Groups
Phonex allows defining groups by placing any subpattern between the parenthesis - ( and ) - metacharacters.
Some reasons to use groups:
- Repeating subpatterns
- Extract information for further processing
- Exclude part of the pattern from the final match
- Denote different possible subpatterns
Capture Groups
Capture groups are used to extract portions of matches for further processing. Groups are numbered left to right starting at 1 (group 0 is the entire match). In Phon this is often used to create a new column in query result listings containing the data matched by the group subpattern.
For example, say you were searching for any CV pattern (e.g., \c\v) but you wanted the consonant and vowel
in their own separate columns in a Phon query report. You would place each phone matcher into a group using parenthesis.

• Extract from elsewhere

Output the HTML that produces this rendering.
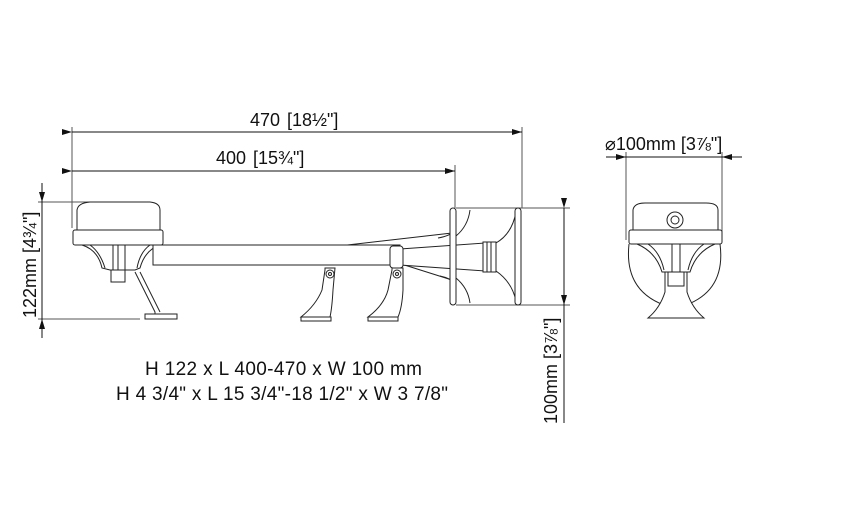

(It's also required to 'name' the group in this situation, see 'Group Names' below.)
E.g.
(\c)(\v)Capture groups may be quantified. The following expression will match a consonant followed by a vowel repeatedly:
(\c\v)+Lookahead and Lookbehind Groups
Lookahead and lookbehind groups allow matching subpatterns around a pattern without including
the content matched by the lookahead or lookbehind group. These groups are considered to be
zero-width assertions (i.e., the length of matched content is zero) like the start-of-input ^
and end-of-input $ boundary matchers.
Lookahead patterns are contained within parenthesis like regular groups with the special prefix ?>.
An example of using a lookahead group would be to search for all consonants \c which
are followed by a high vowel {v, high}.
\c(?>{v, high})Lookbehind patterns are specified by the group prefix ?<. They behave in the same manner as
lookahead groups, but look backwards in the input rather than forwards. An example would be to search
for all vowels \v which are preceded by a b.
(?<b)\vLookahead and lookbehind groups can be used together in the same pattern:
(?<\c)\v(?>\c)This matches vowels between two consonants.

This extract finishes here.